One Minute Macro Update
US: Markets slightly positive this AM after data showed that consumer credit expanded by over $6.1B in December (v $2.4BE) and consumer credit balances expanded for the first time since August 2008. Revolving credit rose $2.3B in December. The question remains one of jobs. Consumer electing to spend on holiday purchases for the first time since the crisis is a good sign, as is the makeup of the GDP gains we have seen which reflect an increasingly less timid consumer. Without jobs growth, however, we are merely getting a more levered consumer after some debt retrenchment. In the aftermath of a credit crisis – and possibly on the verge of a new one at the sovereign level – is that really such a good thing?
Europe: Spreads continue to leak wider as the hope of an instantly unified Eurozone fades after reports that Friday’s meetings saw more discourse than unity. Today EU President Van Rompuy is expected to give more detail regarding the talks. Recall the main crux of the summit was energy and innovation, but the concern for investors was the lunch topic surrounding economic policy and the possibility of an expanding EFSF, both in scope and depth. German Dec Industrial Production -1.5% v 0.2%E driven mostly by weather. Irish press reporting that Irish banks receiving loans from the ECB via the Central Bank of Ireland are paying less than 3%, compared to the 5.8% Ireland is paying for its country level assistance. This is a further example of the “upstreaming” of private problems to the federal level. Portugal’s private placement cleared at 6.45% for the 5Y issuance yesterday. Portuguese 5Y debt was trading at 6.31% on Friday before the issuance. UK Treasury is set to increase the 2011 UK bank levy rate. Italy NPLs rose 32% YoY per the Bank of Italy. Italian press reporting that prosecutors will seek an immediate trial for PM Berlusconi.

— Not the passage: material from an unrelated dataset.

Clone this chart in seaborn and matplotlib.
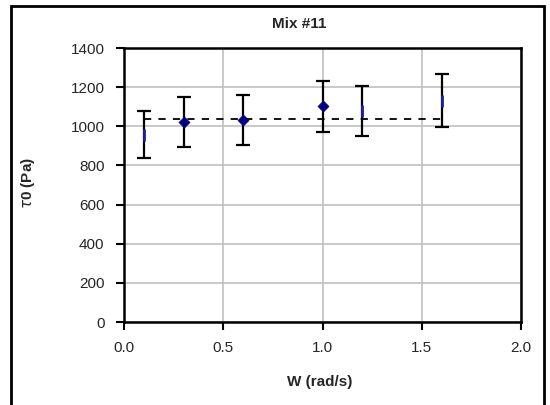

Asia: China hiked rates 25bp for both of its benchmark rates. The one year lending rate will now be 6.06% and the one year deposit rate will rise to 3%. A spike in loan growth earlier this year combined with a rate spike around the “turn” period of the Chinese New Year caused some tightness in rates naturally, but apparently the PBOC is intent on slowing loan growth and avoiding a property bubble. Japan's Economic Min Yosano stating that JGB rates not yet at levels requiring government intervention. Korean press reporting that North and South Korea will hold talks today for the first time since November.